Information provided
▶
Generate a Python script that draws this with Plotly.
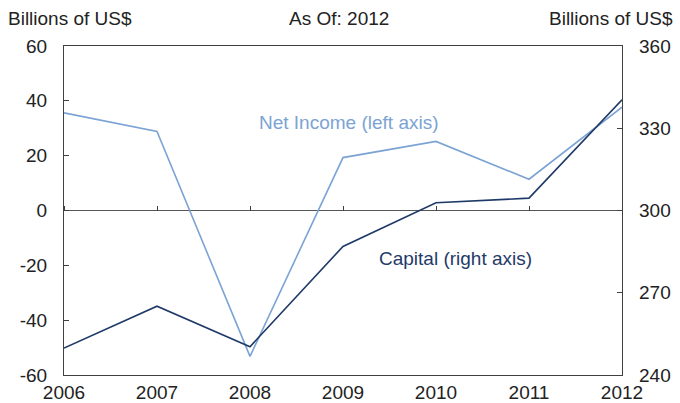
import plotly.graph_objects as go

years = [2006, 2007, 2008, 2009, 2010, 2011, 2012]
net_income = [35.6, 28.8, -53.2, 19.3, 25.2, 11.4, 37.7]   # left axis, billions of US$
capital = [249.8, 265.1, 250.3, 286.9, 302.8, 304.5, 340.4]  # right axis, billions of US$

left_ticks = [-60, -40, -20, 0, 20, 40, 60]
right_ticks = [240, 270, 300, 330, 360]

LIGHT = "#7ba3d3"
DARK = "#1f3a68"
AXIS = "#404040"
FONT = "Liberation Sans, Arial, sans-serif"
FS = 19

fig = go.Figure()
fig.add_trace(go.Scatter(x=years, y=net_income, mode="lines",
                         line=dict(color=LIGHT, width=1.6), yaxis="y", xaxis="x"))
fig.add_trace(go.Scatter(x=years, y=capital, mode="lines",
                         line=dict(color=DARK, width=1.6), yaxis="y2", xaxis="x"))
# invisible point so the tick-only x axis on the zero line is drawn
fig.add_trace(go.Scatter(x=[years[0]], y=[0], xaxis="x2", yaxis="y",
                         mode="markers", marker=dict(opacity=0),
                         hoverinfo="skip"))

fig.update_layout(
    width=680, height=403,
    margin=dict(l=64, r=58, t=46, b=28),
    paper_bgcolor="white", plot_bgcolor="white",
    showlegend=False,
    font=dict(family=FONT, size=FS, color="#222222"),
    xaxis=dict(range=[2006, 2012], tickvals=years, ticks="",
               showgrid=False, zeroline=False, showline=True,
               linecolor=AXIS, linewidth=1.2, mirror=True,
               automargin=False, ticklabelstandoff=0),
    # tick marks sitting on the zero line, pointing up
    xaxis2=dict(range=[2006, 2012], tickvals=years, overlaying="x",
                anchor="free", position=0.5, side="top",
                ticks="outside", ticklen=5, tickcolor=AXIS, tickwidth=1,
                showticklabels=False, showgrid=False, zeroline=False,
                showline=False, automargin=False),
    yaxis=dict(range=[-60, 60], tickvals=left_ticks,
               ticktext=[str(v) for v in left_ticks], ticks="inside",
               ticklen=5, tickcolor=AXIS, showgrid=False,
               zeroline=True, zerolinecolor="#555555", zerolinewidth=1,
               showline=True, linecolor=AXIS, linewidth=1.2, mirror=True,
               automargin=False, ticklabelstandoff=12),
    yaxis2=dict(range=[240, 360], tickvals=right_ticks,
                ticktext=[str(v) for v in right_ticks], overlaying="y",
                side="right", ticks="inside", ticklen=5, tickcolor=AXIS,
                showgrid=False, zeroline=False, showline=False,
                automargin=False, ticklabelstandoff=16),
)

fig.add_annotation(text="Billions of US$", xref="paper", yref="paper",
                   x=-58/558, y=1, yshift=28, xanchor="left", yanchor="middle",
                   showarrow=False)
fig.add_annotation(text="As Of: 2012", xref="paper", yref="paper",
                   x=(339-64)/558, y=1, yshift=28, xanchor="center",
                   yanchor="middle", showarrow=False)
fig.add_annotation(text="Billions of US$", xref="paper", yref="paper",
                   x=(675-64)/558, y=1, yshift=28, xanchor="right",
                   yanchor="middle", showarrow=False)

fig.add_annotation(text="Net Income (left axis)", x=2008.08, y=32.1,
                   xref="x", yref="y", showarrow=False, xanchor="left",
                   font=dict(color=LIGHT, size=FS))
fig.add_annotation(text="Capital (right axis)", x=2009.37, y=282.5,
                   xref="x", yref="y2", showarrow=False, xanchor="left",
                   font=dict(color=DARK, size=FS))

fig.write_html("out.html")
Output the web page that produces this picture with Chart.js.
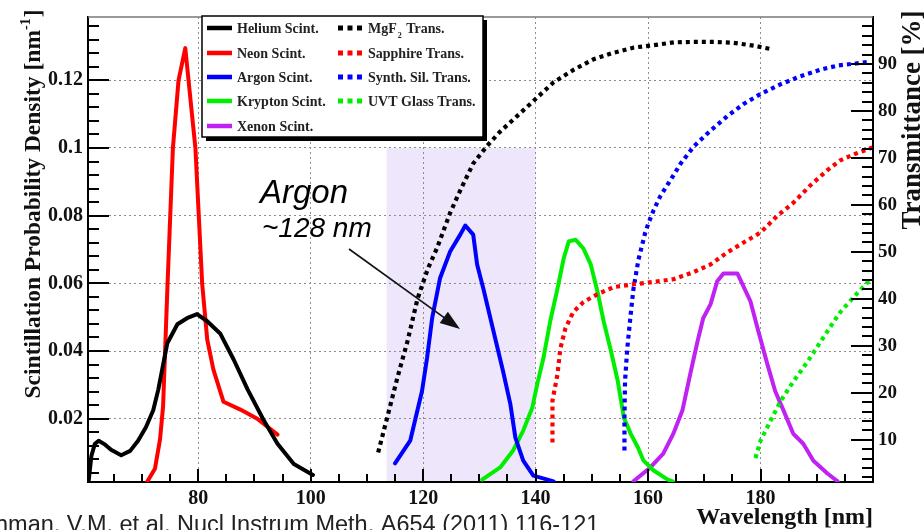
<!DOCTYPE html>
<html><head><meta charset="utf-8">
<script src="https://cdn.jsdelivr.net/npm/chart.js@4.4.1/dist/chart.umd.min.js"></script>
<style>html,body{margin:0;padding:0;background:#fff;overflow:hidden}</style>
</head><body>
<canvas id="c" width="924" height="530"></canvas>
<script>
// ---- Scintillation spectra (left axis, nm^-1) ----
const heliumX = [60.5, 61.0, 61.6, 62.3, 63.3, 64.5, 66.3, 67.9, 69.3, 70.7, 72.0, 72.9, 74.5, 76.3, 78.0, 79.8, 81.6, 83.9, 86.3, 88.8, 91.6, 94.1, 97.0, 100.4];
const heliumY = [0.0013, 0.009, 0.0125, 0.0135, 0.0125, 0.0108, 0.0092, 0.0105, 0.0135, 0.0175, 0.0225, 0.0286, 0.0423, 0.0479, 0.0497, 0.0509, 0.0488, 0.0452, 0.0375, 0.0286, 0.0197, 0.0126, 0.0066, 0.0034];
const neonX = [70.9, 72.3, 73.2, 73.75, 74.55, 75.5, 76.5, 77.7, 79.5, 80.7, 81.6, 82.7, 84.5, 87.5, 90.5, 94.1];
const neonY = [0.0013, 0.0052, 0.0138, 0.0236, 0.06, 0.1, 0.12, 0.1295, 0.1, 0.06, 0.0434, 0.0345, 0.025, 0.0227, 0.02, 0.0153];
const argonX = [115.0, 117.7, 119.8, 120.7, 121.6, 123.0, 124.8, 126.6, 127.5, 128.9, 129.6, 130.7, 132.5, 134.2, 135.5, 136.4, 137.8, 139.6, 143.2];
const argonY = [0.0068, 0.0135, 0.0282, 0.038, 0.0497, 0.0615, 0.0694, 0.0744, 0.0771, 0.0744, 0.0656, 0.0585, 0.0459, 0.0341, 0.0244, 0.0144, 0.0076, 0.0032, 0.0015];
const kryptonX = [130.5, 133.7, 136.0, 137.8, 139.4, 140.3, 141.4, 142.6, 143.9, 145.0, 145.9, 147.1, 148.5, 149.8, 151.0, 152.1, 153.4, 154.6, 155.7, 156.9, 158.2, 159.2, 161.0, 163.5, 164.4];
const kryptonY = [0.002, 0.0056, 0.0106, 0.0165, 0.0232, 0.0303, 0.038, 0.0488, 0.0585, 0.0674, 0.0724, 0.0729, 0.0703, 0.0656, 0.0576, 0.0488, 0.04, 0.0312, 0.0203, 0.0156, 0.0115, 0.0076, 0.0047, 0.002, 0.0015];
const xenonX = [157.4, 160.4, 162.7, 164.5, 166.1, 167.5, 168.8, 169.8, 171.1, 172.3, 173.4, 175.9, 176.8, 178.2, 179.6, 181.2, 182.6, 184.1, 185.8, 187.6, 189.4, 191.9, 193.7];
const xenonY = [0.0015, 0.0056, 0.0097, 0.0156, 0.0224, 0.0332, 0.0429, 0.0497, 0.0538, 0.0606, 0.0629, 0.0629, 0.0597, 0.0547, 0.0459, 0.0362, 0.0282, 0.0224, 0.0156, 0.0126, 0.0076, 0.0038, 0.0015];

// ---- Window transmittance (right axis, %) ----
const mgf2X = [112.0, 113.6, 115.4, 117.2, 119.0, 120.8, 122.5, 124.8, 126.6, 128.9, 131.4, 133.7, 136.7, 139.6, 143.2, 146.8, 150.3, 153.9, 157.5, 161.0, 164.6, 168.1, 171.7, 175.2, 178.8, 182.1];
const mgf2T = [7.3, 14.7, 23.1, 30.9, 40.0, 46.3, 50.9, 58.3, 63.1, 68.8, 72.6, 75.6, 78.9, 82.1, 86.1, 88.8, 91.0, 92.4, 93.5, 94.0, 94.6, 94.7, 94.7, 94.5, 93.9, 93.1];
const sapphireX = [143.0, 143.0, 143.9, 144.4, 145.3, 146.7, 148.5, 151.0, 153.9, 157.5, 161.0, 164.6, 168.1, 171.1, 174.1, 177.0, 180.0, 183.0, 185.8, 188.9, 191.9, 194.2, 196.9, 199.9];
const sapphireT = [9.4, 18.3, 24.0, 29.4, 33.7, 37.2, 39.3, 41.0, 42.5, 43.1, 43.6, 44.2, 45.7, 47.3, 49.9, 52.0, 54.1, 57.7, 60.4, 64.2, 67.4, 69.5, 70.9, 72.2];
const silicaX = [155.8, 155.8, 155.9, 156.3, 156.9, 157.4, 158.3, 159.5, 160.1, 161.0, 162.2, 164.0, 165.8, 168.1, 171.1, 174.1, 177.0, 180.0, 183.6, 187.1, 190.7, 193.9, 196.9, 199.6];
const silicaT = [7.7, 14.7, 22.5, 29.4, 36.6, 42.1, 48.4, 54.1, 56.2, 58.9, 61.9, 65.3, 68.8, 72.4, 75.8, 78.9, 81.5, 83.6, 85.7, 87.4, 88.8, 89.7, 90.1, 90.5];
const uvtX = [179.1, 180.0, 181.8, 183.6, 185.9, 188.4, 190.7, 193.0, 194.2, 196.9, 199.6];
const uvtT = [6.1, 9.8, 14.1, 18.3, 22.5, 26.7, 30.9, 35.1, 37.2, 40.8, 44.2];

// ---- Axes / ticks / labels ----
const xRange = [60.4, 200];
const yRange = [0.0013, 0.1387];
const tRange = [1, 100];
const xMajorTicks = [80, 100, 120, 140, 160, 180];
const yMajorTicks = [0.02, 0.04, 0.06, 0.08, 0.1, 0.12];
const tMajorTicks = [10, 20, 30, 40, 50, 60, 70, 80, 90];
const argonBand = [113.5, 140, 0.1];

const scintNames = ['Helium Scint.', 'Neon Scint.', 'Argon Scint.', 'Krypton Scint.', 'Xenon Scint.'];
const transNames = ['MgF|2| Trans.', 'Sapphire Trans.', 'Synth. Sil. Trans.', 'UVT Glass Trans.'];
const colors = ['#000000', '#ff0000', '#0000ff', '#00ee00', '#bf22f2'];
const xTitle = 'Wavelength [nm]';
const yTitle = 'Scintillation Probability Density [nm';
const tTitle = 'Transmittance [%]';
const noteBig = 'Argon';
const noteSmall = '~128 nm';
const citation = 'hman, V.M. et al. Nucl Instrum Meth. A654 (2011) 116-121';

const SERIF = '"Liberation Serif", "Times New Roman", serif';
const SANS = '"Liberation Sans", Arial, sans-serif';
const pts = (xs, ys) => xs.map((x, i) => ({x: x, y: ys[i]}));

const scintSets = [[heliumX, heliumY], [neonX, neonY], [argonX, argonY], [kryptonX, kryptonY], [xenonX, xenonY]];
const transSets = [[mgf2X, mgf2T], [sapphireX, sapphireT], [silicaX, silicaT], [uvtX, uvtT]];

const datasets = [];
transSets.forEach((s, i) => datasets.push({
  label: transNames[i].replace(/\|/g, ''), data: pts(s[0], s[1]), yAxisID: 'y2',
  borderColor: colors[i], borderWidth: 4.2, borderDash: [4, 4], borderCapStyle: 'butt',
  pointRadius: 0, tension: 0, fill: false
}));
scintSets.forEach((s, i) => datasets.push({
  label: scintNames[i], data: pts(s[0], s[1]), yAxisID: 'y',
  borderColor: colors[i], borderWidth: 4, borderJoinStyle: 'round', borderCapStyle: 'round',
  pointRadius: 0, tension: 0, fill: false
}));

const keepOnly = list => s => { s.ticks = s.ticks.filter(t => list.some(v => Math.abs(v - t.value) < 1e-6)); };
const tickFont = {family: SERIF, size: 20, weight: 'bold'};

const decor = {
  id: 'decor',
  beforeDraw(chart) {
    const {ctx, chartArea: a, scales: {x, y}} = chart;
    ctx.save();
    ctx.fillStyle = '#fff';
    ctx.fillRect(0, 0, chart.width, chart.height);
    const x0 = x.getPixelForValue(argonBand[0]), x1 = x.getPixelForValue(argonBand[1]);
    const yt = y.getPixelForValue(argonBand[2]);
    ctx.fillStyle = '#eee6fb';
    ctx.fillRect(x0, yt, x1 - x0, a.bottom - yt);
    ctx.restore();
  },
  afterDatasetsDraw(chart) {
    const {ctx, chartArea: a, scales: {x, y, y2}} = chart;
    ctx.save();
    // top frame
    ctx.strokeStyle = '#777'; ctx.lineWidth = 1.5;
    ctx.beginPath(); ctx.moveTo(a.left, a.top); ctx.lineTo(a.right, a.top); ctx.stroke();
    // inward ticks
    ctx.strokeStyle = '#000'; ctx.lineWidth = 2;
    ctx.beginPath();
    for (let v = 65; v <= 195; v += 5) {
      const p = Math.round(x.getPixelForValue(v));
      const len = v % 20 === 0 ? 13 : 8;
      ctx.moveTo(p, a.bottom); ctx.lineTo(p, a.bottom - len);
    }
    for (let k = 1; k <= 34; k++) {
      const p = Math.round(y.getPixelForValue(k * 0.004));
      const len = k % 5 === 0 ? 21 : 11;
      ctx.moveTo(a.left, p); ctx.lineTo(a.left + len, p);
    }
    for (let k = 1; k <= 49; k++) {
      const v = 2 * k;
      const p = Math.round(y2.getPixelForValue(v));
      const len = v % 10 === 0 ? 22 : 11;
      ctx.moveTo(a.right, p); ctx.lineTo(a.right - len, p);
    }
    ctx.stroke();

    // legend
    const L = 202, T = 16, W = 281, H = 121;
    ctx.fillStyle = '#000'; ctx.fillRect(L + 4, T + 4, W, H);
    ctx.fillStyle = '#fff'; ctx.fillRect(L, T, W, H);
    ctx.strokeStyle = '#000'; ctx.lineWidth = 1.5; ctx.strokeRect(L, T, W, H);
    const rows = [28, 53, 77, 101, 126];
    ctx.font = 'bold 14px ' + SERIF; ctx.textBaseline = 'middle'; ctx.textAlign = 'left';
    scintNames.forEach((n, i) => {
      ctx.strokeStyle = colors[i]; ctx.lineWidth = 4.5; ctx.lineCap = 'butt';
      ctx.beginPath(); ctx.moveTo(207, rows[i]); ctx.lineTo(232, rows[i]); ctx.stroke();
      ctx.fillStyle = '#222'; ctx.fillText(n, 237, rows[i] + 1);
    });
    transNames.forEach((n, i) => {
      ctx.fillStyle = colors[i];
      [338, 347.5, 357].forEach(px => ctx.fillRect(px, rows[i] - 2.5, 5, 5));
      ctx.fillStyle = '#222';
      const parts = n.split('|');
      let cx = 368;
      ctx.font = 'bold 14px ' + SERIF;
      ctx.fillText(parts[0], cx, rows[i] + 1); cx += ctx.measureText(parts[0]).width;
      if (parts.length > 1) {
        ctx.font = 'bold 8px ' + SERIF;
        ctx.fillText(parts[1], cx + 1, rows[i] + 8); cx += ctx.measureText(parts[1]).width + 2;
        ctx.font = 'bold 14px ' + SERIF;
        ctx.fillText(parts[2], cx, rows[i] + 1);
      }
    });

    // annotation
    ctx.fillStyle = '#000'; ctx.textBaseline = 'alphabetic';
    ctx.font = 'italic 33px ' + SANS; ctx.fillText(noteBig, 260, 203);
    ctx.font = 'italic 28px ' + SANS; ctx.fillText(noteSmall, 262, 237);
    const sx = 349, sy = 249, ex = 460, ey = 329;
    const ang = Math.atan2(ey - sy, ex - sx);
    ctx.strokeStyle = '#111'; ctx.lineWidth = 1.6;
    ctx.beginPath(); ctx.moveTo(sx, sy);
    ctx.lineTo(ex - 14 * Math.cos(ang), ey - 14 * Math.sin(ang)); ctx.stroke();
    ctx.fillStyle = '#111';
    ctx.beginPath(); ctx.moveTo(ex, ey);
    ctx.lineTo(ex - 20 * Math.cos(ang) + 7 * Math.sin(ang), ey - 20 * Math.sin(ang) - 7 * Math.cos(ang));
    ctx.lineTo(ex - 20 * Math.cos(ang) - 7 * Math.sin(ang), ey - 20 * Math.sin(ang) + 7 * Math.cos(ang));
    ctx.closePath(); ctx.fill();

    // axis titles
    ctx.fillStyle = '#111';
    ctx.font = 'bold 24px ' + SERIF; ctx.textAlign = 'right'; ctx.textBaseline = 'alphabetic';
    ctx.fillText(xTitle, a.right, 524);

    ctx.save();
    ctx.translate(40, 0); ctx.rotate(-Math.PI / 2);
    ctx.textAlign = 'left';
    ctx.font = 'bold 23.5px ' + SERIF;
    const w1 = ctx.measureText(yTitle).width;
    ctx.font = 'bold 14px ' + SERIF;
    const w2 = ctx.measureText('-1').width;
    ctx.font = 'bold 23.5px ' + SERIF;
    const w3 = ctx.measureText(']').width;
    let st = -204 - (w1 + w2 + w3 + 1) / 2;
    ctx.fillText(yTitle, st, 0); st += w1;
    ctx.font = 'bold 14px ' + SERIF; ctx.fillText('-1', st, -10); st += w2 + 1;
    ctx.font = 'bold 23.5px ' + SERIF; ctx.fillText(']', st, 0);
    ctx.restore();

    ctx.save();
    ctx.translate(920, 120); ctx.rotate(-Math.PI / 2);
    ctx.textAlign = 'center'; ctx.font = 'bold 27px ' + SERIF;
    ctx.fillText(tTitle, 0, 0);
    ctx.restore();

    // citation
    ctx.textAlign = 'left'; ctx.fillStyle = '#222';
    ctx.font = '23.5px ' + SANS; ctx.fillText(citation, -5, 532);
    ctx.restore();
  }
};

new Chart(document.getElementById('c'), {
  type: 'line',
  data: {datasets},
  plugins: [decor],
  options: {
    responsive: false, animation: false, events: [],
    layout: {padding: {top: 12, left: 0, right: 0, bottom: 0}},
    plugins: {legend: {display: false}, tooltip: {enabled: false}},
    scales: {
      x: {
        type: 'linear', min: xRange[0], max: xRange[1],
        ticks: {stepSize: 20, includeBounds: false, font: tickFont, color: '#111', padding: 5, maxRotation: 0, autoSkip: false},
        afterBuildTicks: keepOnly(xMajorTicks), afterFit: s => { s.height = 48; },
        grid: {color: '#8c8c8c', lineWidth: 1, drawTicks: false},
        border: {color: '#000', width: 2, dash: [2, 3]}
      },
      y: {
        type: 'linear', position: 'left', min: yRange[0], max: yRange[1],
        ticks: {stepSize: 0.02, includeBounds: false, font: tickFont, color: '#111', padding: 5,
          callback: v => String(parseFloat(v.toFixed(3)))},
        afterBuildTicks: keepOnly(yMajorTicks), afterFit: s => { s.width = 88; },
        grid: {color: '#8c8c8c', lineWidth: 1, drawTicks: false},
        border: {color: '#000', width: 2, dash: [2, 3]}
      },
      y2: {
        type: 'linear', position: 'right', min: tRange[0], max: tRange[1],
        ticks: {stepSize: 10, includeBounds: false, font: {family: SERIF, size: 19, weight: 'bold'}, color: '#111', padding: 5},
        afterBuildTicks: keepOnly(tMajorTicks), afterFit: s => { s.width = 51; },
        grid: {display: false, drawTicks: false},
        border: {color: '#000', width: 2}
      }
    }
  }
});
</script>
</body></html>
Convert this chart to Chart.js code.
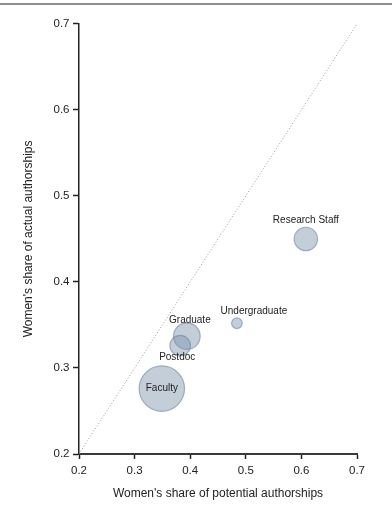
◀
Task to complete
Reproduce the data above word for word from its first line through the line that holds "capital = [249.8, 265.1, 250.3, 286.9, 302.8, 304.5, 340.4]", both ends included; skip pictures.

Completed task
Generate a Python script that draws this with Plotly.
import plotly.graph_objects as go

years = [2006, 2007, 2008, 2009, 2010, 2011, 2012]
net_income = [35.6, 28.8, -53.2, 19.3, 25.2, 11.4, 37.7]   # left axis, billions of US$
capital = [249.8, 265.1, 250.3, 286.9, 302.8, 304.5, 340.4]  # right axis, billions of US$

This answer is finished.